Marcos Chavez Gonzalez, 26, of 146 Southridge Road, re-entered the country after his deportation, according to Barbara Gonzalez of U.S. Immigration and Customs Enforcement (ICE), an agency of the Department of Homeland Security.

In reacting to this disclosure Friday afternoon, Mount Airy Police Chief Dale Watson indicated that it makes the circumstances behind Sunday’s fatal shootings all the more disturbing.

“It’s just very troublesome that he was deported at one point and then did get access back into our country,” Watson said of the alleged murderer and his illegal immigration status. The police chief added that the ability of such individuals to re-enter the U.S. is a major problem for law enforcement in trying to keep communities safe.

“It has the potential to create issues like we’re dealing with today,” Watson said in reference to the suspect’s alleged murder of the four victims using a high-powered assault rifle. They were shot in the parking lot of two Worth Street businesses, Wood’s TV Inc. and Chilton Insurance Group Inc.

Watson said Friday that city police still have not arrived at a motive for the crime, despite numerous contacts with witnesses to the shootings and others linked to those involved. Several possibilities are being investigating, including one that the deaths resulted from a love affair gone bad, with authorities saying they do not believe it was a random event.

After the incident, Marcos Chavez Gonzalez fled to Henry County, Va., where he was arrested at a Super 8 motel early Monday. The convicted felon subsequently was returned to North Carolina and is being held without privilege of bond on four counts of first-degree murder.
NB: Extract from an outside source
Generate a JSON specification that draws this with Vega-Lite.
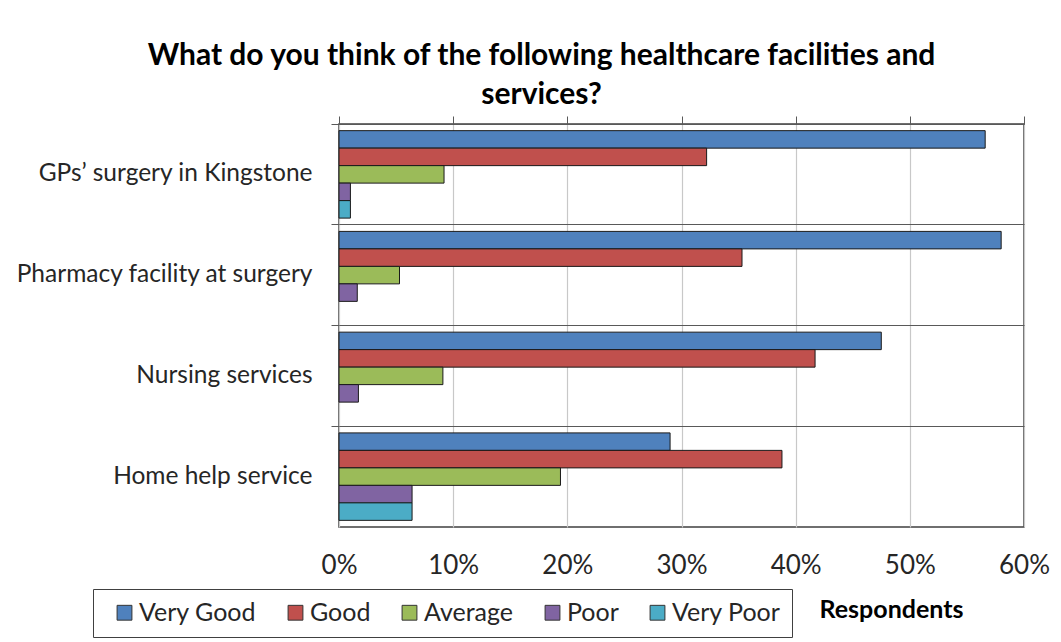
{
  "$schema": "https://vega.github.io/schema/vega-lite/v6.json",
  "autosize": {"type": "none"},
  "width": 685,
  "height": 403,
  "padding": {"left": 339, "top": 124, "right": 37, "bottom": 115},
  "background": "white",
  "title": {
    "text": ["What do you think of the following healthcare facilities and", "services?"],
    "anchor": "middle",
    "frame": "group",
    "dx": -140,
    "offset": 6,
    "font": "Lato",
    "fontSize": 30,
    "fontWeight": "bold",
    "lineHeight": 39,
    "color": "#000000"
  },
  "data": {
    "values": [
      {"facility": "GPs’ surgery in Kingstone", "rating": "Very Good", "pct": 0.566},
      {"facility": "GPs’ surgery in Kingstone", "rating": "Good", "pct": 0.322},
      {"facility": "GPs’ surgery in Kingstone", "rating": "Average", "pct": 0.092},
      {"facility": "GPs’ surgery in Kingstone", "rating": "Poor", "pct": 0.010},
      {"facility": "GPs’ surgery in Kingstone", "rating": "Very Poor", "pct": 0.010},
      {"facility": "Pharmacy facility at surgery", "rating": "Very Good", "pct": 0.580},
      {"facility": "Pharmacy facility at surgery", "rating": "Good", "pct": 0.353},
      {"facility": "Pharmacy facility at surgery", "rating": "Average", "pct": 0.053},
      {"facility": "Pharmacy facility at surgery", "rating": "Poor", "pct": 0.016},
      {"facility": "Nursing services", "rating": "Very Good", "pct": 0.475},
      {"facility": "Nursing services", "rating": "Good", "pct": 0.417},
      {"facility": "Nursing services", "rating": "Average", "pct": 0.091},
      {"facility": "Nursing services", "rating": "Poor", "pct": 0.017},
      {"facility": "Home help service", "rating": "Very Good", "pct": 0.290},
      {"facility": "Home help service", "rating": "Good", "pct": 0.388},
      {"facility": "Home help service", "rating": "Average", "pct": 0.194},
      {"facility": "Home help service", "rating": "Poor", "pct": 0.064},
      {"facility": "Home help service", "rating": "Very Poor", "pct": 0.064}
    ]
  },
  "layer": [
    {
      "mark": {"type": "bar", "stroke": "#1a1a1a", "strokeWidth": 1},
      "encoding": {
        "y": {
          "field": "facility",
          "type": "nominal",
          "sort": null,
          "scale": {"paddingInner": 0, "paddingOuter": 0},
          "axis": {
            "title": null,
            "bandPosition": 0,
            "grid": true,
            "gridColor": "#595959",
            "gridWidth": 1.2,
            "ticks": true,
            "tickSize": 8,
            "tickColor": "#595959",
            "domain": false,
            "labelPadding": 19,
            "labelFont": "Lato",
            "labelFontSize": 24.5,
            "labelColor": "#262626",
            "labelLimit": 400
          }
        },
        "yOffset": {
          "field": "rating",
          "type": "nominal",
          "sort": ["Very Good", "Good", "Average", "Poor", "Very Poor"],
          "scale": {"paddingInner": 0, "paddingOuter": 0.38}
        },
        "x": {
          "field": "pct",
          "type": "quantitative",
          "scale": {"domain": [0, 0.6], "nice": false},
          "axis": {
            "orient": "bottom",
            "format": "%",
            "values": [0, 0.1, 0.2, 0.3, 0.4, 0.5, 0.6],
            "grid": true,
            "gridColor": "#c8c8c8",
            "gridWidth": 1.2,
            "ticks": false,
            "tickSize": 0,
            "domain": false,
            "labelFlush": false,
            "labelPadding": 25,
            "labelFont": "Lato",
            "labelFontSize": 26,
            "labelColor": "#262626",
            "title": "Respondents",
            "titleFont": "Lato",
            "titleFontSize": 25,
            "titleFontWeight": "bold",
            "titleColor": "#000000",
            "titleX": 552,
            "titleY": 82,
            "titleAlign": "center",
            "titleBaseline": "middle"
          }
        },
        "color": {
          "field": "rating",
          "type": "nominal",
          "sort": ["Very Good", "Good", "Average", "Poor", "Very Poor"],
          "scale": {
            "domain": ["Very Good", "Good", "Average", "Poor", "Very Poor"],
            "range": ["#4F81BD", "#C0504D", "#9BBB59", "#8064A2", "#4BACC6"]
          },
          "legend": {
            "title": " ",
            "titleOrient": "left",
            "titlePadding": 8,
            "orient": "none",
            "direction": "horizontal",
            "legendX": -246,
            "legendY": 465,
            "symbolType": "square",
            "symbolSize": 220,
            "symbolStrokeColor": "#333333",
            "symbolStrokeWidth": 1,
            "labelFont": "Lato",
            "labelFontSize": 25,
            "labelColor": "#262626",
            "labelOffset": 2,
            "columnPadding": 26,
            "padding": 11,
            "strokeColor": "#404040",
            "fillColor": "white"
          }
        }
      }
    },
    {
      "mark": {"type": "rule", "opacity": 0},
      "encoding": {
        "x": {
          "field": "pct",
          "type": "quantitative",
          "axis": {
            "orient": "top",
            "values": [0, 0.1, 0.2, 0.3, 0.4, 0.5, 0.6],
            "labels": false,
            "grid": false,
            "domain": false,
            "ticks": true,
            "tickSize": 8,
            "tickColor": "#595959",
            "title": null
          }
        }
      }
    }
  ],
  "resolve": {"axis": {"x": "independent"}},
  "config": {
    "view": {"stroke": "#404040", "strokeWidth": 1.5}
  }
}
Gonzalez was imprisoned after a 2002 conviction in Surry County for kidnapping a minor and a probation violation, with the felony kidnapping violation requiring him to register as a sex offender. He was released in January 2007 after a total of nearly five years behind bars.

A detainer was issued for Gonzalez following his imprisonment, which is filed in cases in which some other agency seeks to take custody of an inmate upon his or her release from the North Carolina prison system.

“In this case, it was a request from ICE (Immigration and Customs Enforcement),” said Keith Acree, director of public affairs for the state penal department. “The feds had an interest in him as part of a deportation case,” Acree explained.

Barbara Gonzalez, who handles ICE activities in North Carolina, said that Marcos Gonzalez was in fact deported after his release from prison, only to illegally re-enter the country.

“ICE has lodged a detainer against Mr. Gonzalez” for immigration violations, she added Friday of his present status.

If the illegal immigrant were to receive a prison sentence in North Carolina for the latest crime, under the new detainer “we will reinstate his prior removal once he is transferred into our custody,” the ICE official said.

Assuming such an incarceration occurs, “he will be turned over to ICE custody upon the completion of his prison term,” she added.

Those killed Sunday included brothers Javier Manuel Martinez, 21, and Juan Manuel Martinez, 26; their cousin, Victor Alfonso Martinez-Jimemiz, 22; and Marcos Oviedo Aguilar, 22, a friend of the three. All lived in the Mount Airy-Surry County area.